Photo and sculpture by Ruth Leavitt Fallon.
Michael Fallon
is a Senior Lecturer Emeritus in the English Department at the University of Maryland, Baltimore County where he taught a huge variety of writing courses, Creative Writing, and Literature for thirty-five years.
His poems have appeared recently in Northeast Narrative, Crosswinds Poetry Journal, The Connecticut River Review, The Loch Raven Review, Illuminations, Southword, and other magazines.
He is the author of 4 collections of poetry, A History of the Color Black, Since You Have No Body (winner of the Plan B Press Poetry Chapbook Competition, 2011), The Great Before and After, and Empire of Leaves.
Essays have appeared recently in The New England Review, on lit hub-The Best of the Literary Internet, The Concho River Review, Broad Street Literary Review, The Razor, The Northern Virginia Review, and Blood and Thunder.
His innermost ear is turned always to what the Irish call “the music of what happens.”
Red Ferry, Blue Ferry:
An Irish Lesson in How You Can’t Get There from Here
written by Michael Fallon
Ireland’s Aran Islands are hauntingly beautiful—a place where the people still speak ancient Gaelic, and time seems to have stopped. Michael Fallon’s recollection of his visit to the Aran Islands is both an adventure and a comedy (of errors) , as well as a humorous “you-can’t-get-there-from-here” story.

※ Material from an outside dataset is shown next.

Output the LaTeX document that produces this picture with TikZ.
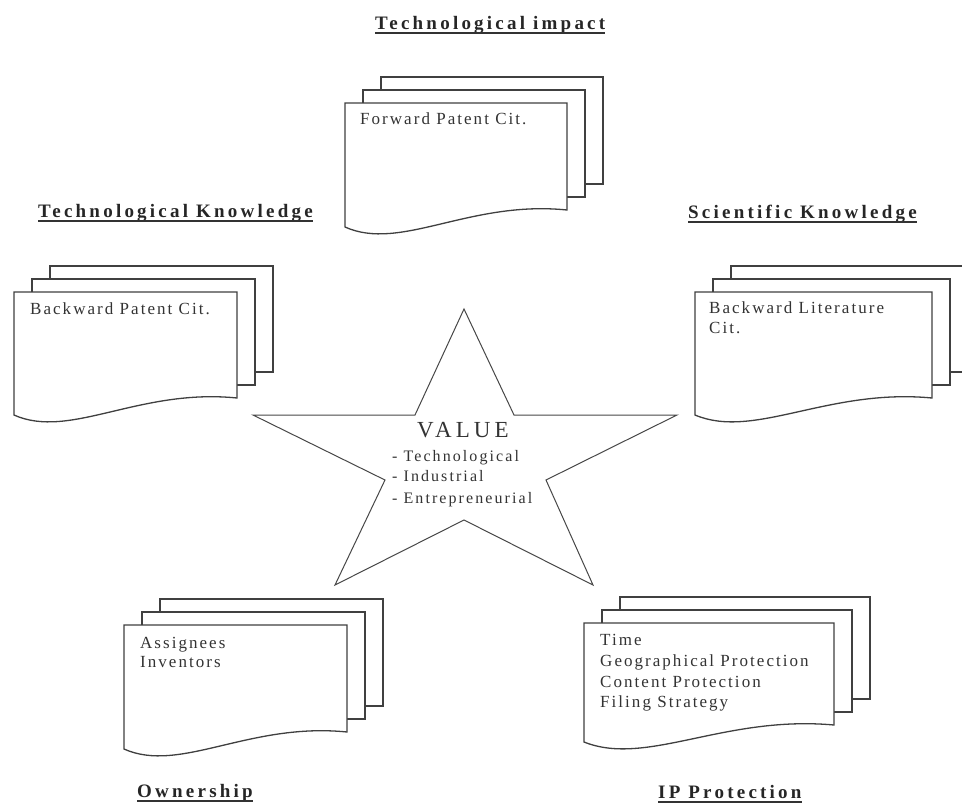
\documentclass[tikz,border=0pt]{standalone}
\usepackage{fontspec}
\setmainfont{Liberation Serif}
\newfontfamily\bodyf[LetterSpace=12]{Liberation Serif}
\newfontfamily\itemf[LetterSpace=13]{Liberation Serif}
\newfontfamily\titlef[LetterSpace=17]{Liberation Serif}
\newfontfamily\valuef[LetterSpace=18]{Liberation Serif}
\newcommand\multidoc[4]{%
  \draw[sheet] (#1+36,#2-26) rectangle (#1+#3+36,#2+#4-26);
  \draw[sheet] (#1+18,#2-13) rectangle (#1+#3+18,#2+#4-13);
  \draw[sheet] (#1,#2) -- (#1+#3,#2) -- (#1+#3,#2+#4)
     .. controls (#1+0.56*#3,#2+#4-10) and (#1+0.25*#3,#2+#4+42) .. (#1,#2+#4+17) -- cycle;
}
\begin{document}
\begin{tikzpicture}[x=1pt,y=-1pt,
  sheet/.style={draw=black!75,line width=1.3pt,fill=white},
  startline/.style={draw=black!72,line width=1pt,line join=miter},
  body/.style={inner sep=0pt,anchor=base west,text=black!80,font=\bodyf\fontsize{17}{20}\selectfont},
  item/.style={inner sep=0pt,anchor=base west,text=black!80,font=\itemf\fontsize{16}{20}\selectfont},
  ttl/.style={inner sep=0pt,anchor=base west,text=black!85,font=\titlef\bfseries\fontsize{19}{22}\selectfont},
  ul/.style={draw=black!80,line width=1.2pt}]
\useasboundingbox (0,0) rectangle (962,803);
\clip (0,0) rectangle (962,803);
\fill[white] (0,0) rectangle (962,803);

% documents
\multidoc{345}{103}{222}{107}
\multidoc{14}{292}{223}{106}
\multidoc{695}{292}{237}{106}
\multidoc{124}{625}{223}{107}
\multidoc{584}{623}{250}{102}

% star
\draw[startline] (464,309) -- (514,415) -- (677,415) -- (546,480) -- (593,585)
  -- (464,520) -- (335,585) -- (385,480) -- (253,415) -- (415,415) -- cycle;

% titles
\node[ttl] (t1) at (375,29) {Technological impact};
\node[ttl] (t2) at (38,217) {Technological Knowledge};
\node[ttl] (t3) at (688,218) {Scientific Knowledge};
\node[ttl] (t4) at (137,797) {Ownership};
\node[ttl] (t5) at (658,798) {IP Protection};
\foreach \t in {t1,t2,t3,t4,t5}
  \draw[ul] ([yshift=-4pt]\t.base west) -- ([yshift=-4pt]\t.base east);

% document texts
\node[body] (f1) at (360,124) {Forward Patent Cit.};
\node[body] (b1) at (30,314) {Backward Patent Cit.};
\node[body] (s1) at (709,313) {Backward Literature};
\node[body] (s2) at (709,333) {Cit.};
\node[body] (o1) at (140,648) {Assignees};
\node[body] (o2) at (140,667) {Inventors};
\node[body] (p1) at (600,645) {Time};
\node[body] (p2) at (600,666) {Geographical Protection};
\node[body] (p3) at (600,687) {Content Protection};
\node[body] (p4) at (600,707) {Filing Strategy};

% star texts
\node[inner sep=0pt,anchor=base,text=black!80,font=\valuef\fontsize{23}{26}\selectfont] (v) at (463,437) {VALUE};
\node[item] (v1) at (392,461) {- Technological};
\node[item] (v2) at (392,481) {- Industrial};
\node[item] (v3) at (392,503) {- Entrepreneurial};
\end{tikzpicture}
\end{document}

He arrived at the Aran Islands by taking a ferry from Galway City. Though everyone spoke English, and though he asked repeatedly, he could not learn how to return to the mainland in time to catch his flight home.
“There’s no ferry that goes to Galway.” He was told by every Irish person he asked. But how is it that he could take a ferry from Galway to the Aran Islands, but could not take a ferry back to Galway? How did the ferry he took from Galway get there in the first place?
Given this impossible situation, how would he get home?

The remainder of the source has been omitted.